## PROVIDED MATERIAL
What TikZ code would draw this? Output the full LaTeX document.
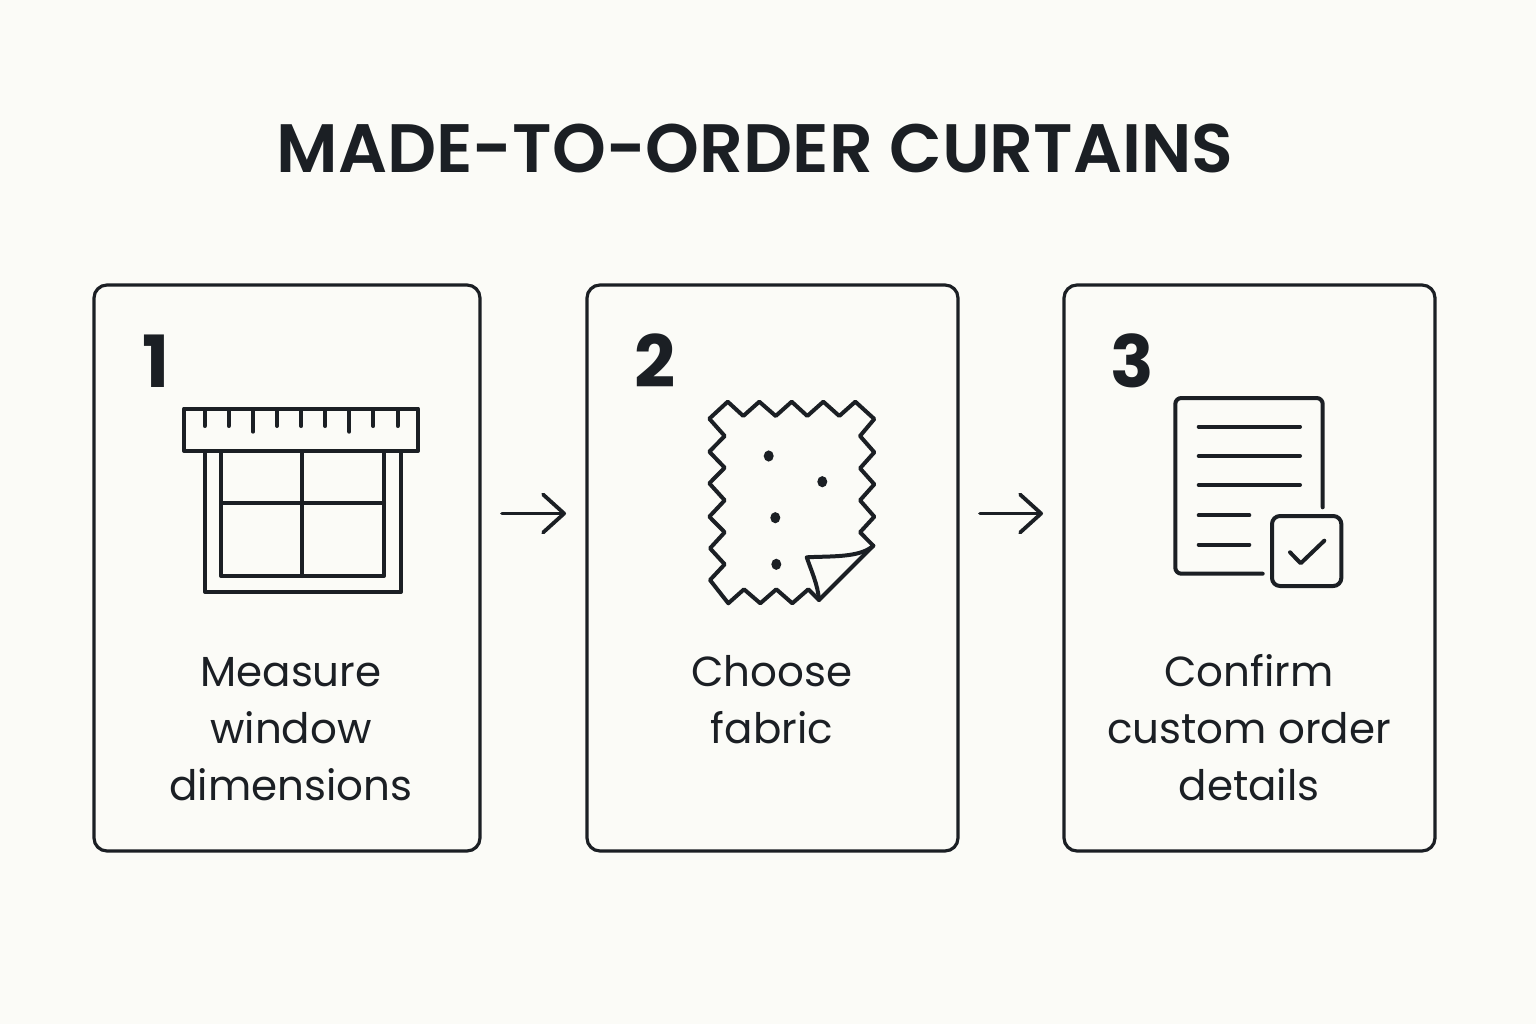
\documentclass[tikz,border=0pt]{standalone}
\usepackage{fontspec}
\setmainfont{Poppins}[BoldFont={Poppins SemiBold}]
\newfontface\numfont{Poppins Bold}
\usetikzlibrary{arrows.meta,positioning}
\definecolor{pagebg}{HTML}{FBFBF7}
\definecolor{ink}{HTML}{1B1F24}

\begin{document}
\begin{tikzpicture}[x=1pt,y=-1pt,
  card/.style={draw=ink,line width=3.2pt,rounded corners=13pt,minimum height=566pt,inner sep=0pt,outer sep=0pt},
  steplabel/.style={text=ink,align=center,inner sep=0pt,font=\fontsize{42}{57}\selectfont},
  stepnum/.style={text=ink,inner sep=0pt,font=\fontsize{72}{72}\numfont},
  flow/.style={draw=ink,line width=3.8pt,line cap=round,shorten <=22pt,shorten >=21pt,-{Straight Barb[round,length=21pt,width=38pt,line width=3.8pt]}},
  icon/.style={draw=ink,line width=4pt,line join=round,line cap=round}]
\useasboundingbox [fill=pagebg] (0,0) rectangle (1536,1024);
\node (title) at (755,148) [text=ink,inner sep=0pt,font=\fontsize{68.5}{72}\selectfont\bfseries] {MADE-TO-ORDER CURTAINS};

\node (card1) at (287,568) [card,minimum width=386pt] {};
\node (card2) at (772.5,568) [card,minimum width=371pt] {};
\node (card3) at (1249.5,568) [card,minimum width=371pt] {};
\coordinate (flowrow) at (0,513.5);
\draw [flow] (card1.east |- flowrow) -- (card2.west |- flowrow);
\draw [flow] (card2.east |- flowrow) -- (card3.west |- flowrow);

\node (num1) at (156,361) [stepnum] {1};
\node (num2) at (655,361) [stepnum] {2};
\node (num3) at (1132,361) [stepnum] {3};

\node (label1) at (291,729) [steplabel] {Measure\\window\\dimensions};
\node (label2) at (772,699.5) [steplabel] {Choose\\fabric};
\node (label3) at (1249,727.5) [steplabel] {Confirm\\custom order\\details};

\draw [icon] (184,408.5) rectangle (418,451);
\draw [icon] (204.7,410) -- (204.7,426);
\draw [icon] (228.7,410) -- (228.7,426);
\draw [icon] (253,410) -- (253,431.7);
\draw [icon] (277,410) -- (277,426);
\draw [icon] (301.3,410) -- (301.3,426);
\draw [icon] (325.3,410) -- (325.3,426);
\draw [icon] (349.3,410) -- (349.3,431.7);
\draw [icon] (373.3,410) -- (373.3,426);
\draw [icon] (397.7,410) -- (397.7,426);
\draw [icon] (205,451) -- (205,592) -- (401,592) -- (401,451);
\draw [icon] (221,451) -- (221,576) -- (384,576) -- (384,451);
\draw [icon] (302.3,451) -- (302.3,576);
\draw [icon] (221,503) -- (384,503);

\draw [icon] (709.3,418.7) -- (727.7,401.7) -- (743.3,416) -- (759.3,401.7) -- (775.7,416) -- (791.7,401.7) -- (807.3,416) -- (823.3,401.7) -- (839.3,416) -- (855.3,401.7) -- (874.3,419)
  -- (860,436) -- (874.3,452.3) -- (860,468.3) -- (874.3,484.3) -- (860,500.3) -- (874.3,516.7) -- (860,532.3) -- (873.3,545.7)
  -- (819,600) -- (808.3,589.3) -- (792.3,603.3) -- (776.3,589.3) -- (760.3,603.3) -- (744,589.3) -- (728.3,603.3)
  -- (710,580) -- (724.7,564.3) -- (710,548.3) -- (724.7,532.3) -- (709.3,516.7) -- (724.7,500.3) -- (709.3,483.3) -- (724.7,467.7) -- (709.3,451.7) -- (724.7,436) -- cycle;
\draw [icon] (819,600) .. controls (818,585) and (811,570) .. (806.7,557.3) .. controls (830,556) and (860,558) .. (873.3,545.7);
\fill [ink] (768.7,456) ellipse [x radius=5,y radius=5.6];
\fill [ink] (822.3,481.7) ellipse [x radius=5,y radius=5.6];
\fill [ink] (775.3,517.7) ellipse [x radius=5,y radius=5.6];
\fill [ink] (776.3,564.3) ellipse [x radius=5,y radius=5.6];

\draw [icon,rounded corners=6pt] (1322.7,507.3) -- (1322.7,398) -- (1175.3,398) -- (1175.3,573.7) -- (1262.7,573.7);
\draw [icon] (1198.7,426.7) -- (1300,426.7);
\draw [icon] (1198.7,456) -- (1300,456);
\draw [icon] (1198.7,485) -- (1300,485);
\draw [icon] (1198.7,515.3) -- (1249.3,515.3);
\draw [icon] (1198.7,544.7) -- (1249.3,544.7);
\draw [icon,rounded corners=8pt] (1272,516) rectangle (1341.3,586);
\draw [icon] (1290,552.3) -- (1300.7,563.3) -- (1324.3,540.7);
\end{tikzpicture}
\end{document}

## WHAT IS REQUIRED
Skip every picture and return the lines above from the top through the one that contains "(label3) at (1249,727.5)".

## FINISHED TASK
What TikZ code would draw this? Output the full LaTeX document.
\documentclass[tikz,border=0pt]{standalone}
\usepackage{fontspec}
\setmainfont{Poppins}[BoldFont={Poppins SemiBold}]
\newfontface\numfont{Poppins Bold}
\usetikzlibrary{arrows.meta,positioning}
\definecolor{pagebg}{HTML}{FBFBF7}
\definecolor{ink}{HTML}{1B1F24}

\begin{document}
\begin{tikzpicture}[x=1pt,y=-1pt,
  card/.style={draw=ink,line width=3.2pt,rounded corners=13pt,minimum height=566pt,inner sep=0pt,outer sep=0pt},
  steplabel/.style={text=ink,align=center,inner sep=0pt,font=\fontsize{42}{57}\selectfont},
  stepnum/.style={text=ink,inner sep=0pt,font=\fontsize{72}{72}\numfont},
  flow/.style={draw=ink,line width=3.8pt,line cap=round,shorten <=22pt,shorten >=21pt,-{Straight Barb[round,length=21pt,width=38pt,line width=3.8pt]}},
  icon/.style={draw=ink,line width=4pt,line join=round,line cap=round}]
\useasboundingbox [fill=pagebg] (0,0) rectangle (1536,1024);
\node (title) at (755,148) [text=ink,inner sep=0pt,font=\fontsize{68.5}{72}\selectfont\bfseries] {MADE-TO-ORDER CURTAINS};

\node (card1) at (287,568) [card,minimum width=386pt] {};
\node (card2) at (772.5,568) [card,minimum width=371pt] {};
\node (card3) at (1249.5,568) [card,minimum width=371pt] {};
\coordinate (flowrow) at (0,513.5);
\draw [flow] (card1.east |- flowrow) -- (card2.west |- flowrow);
\draw [flow] (card2.east |- flowrow) -- (card3.west |- flowrow);

\node (num1) at (156,361) [stepnum] {1};
\node (num2) at (655,361) [stepnum] {2};
\node (num3) at (1132,361) [stepnum] {3};

\node (label1) at (291,729) [steplabel] {Measure\\window\\dimensions};
\node (label2) at (772,699.5) [steplabel] {Choose\\fabric};
\node (label3) at (1249,727.5) [steplabel] {Confirm\\custom order\\details};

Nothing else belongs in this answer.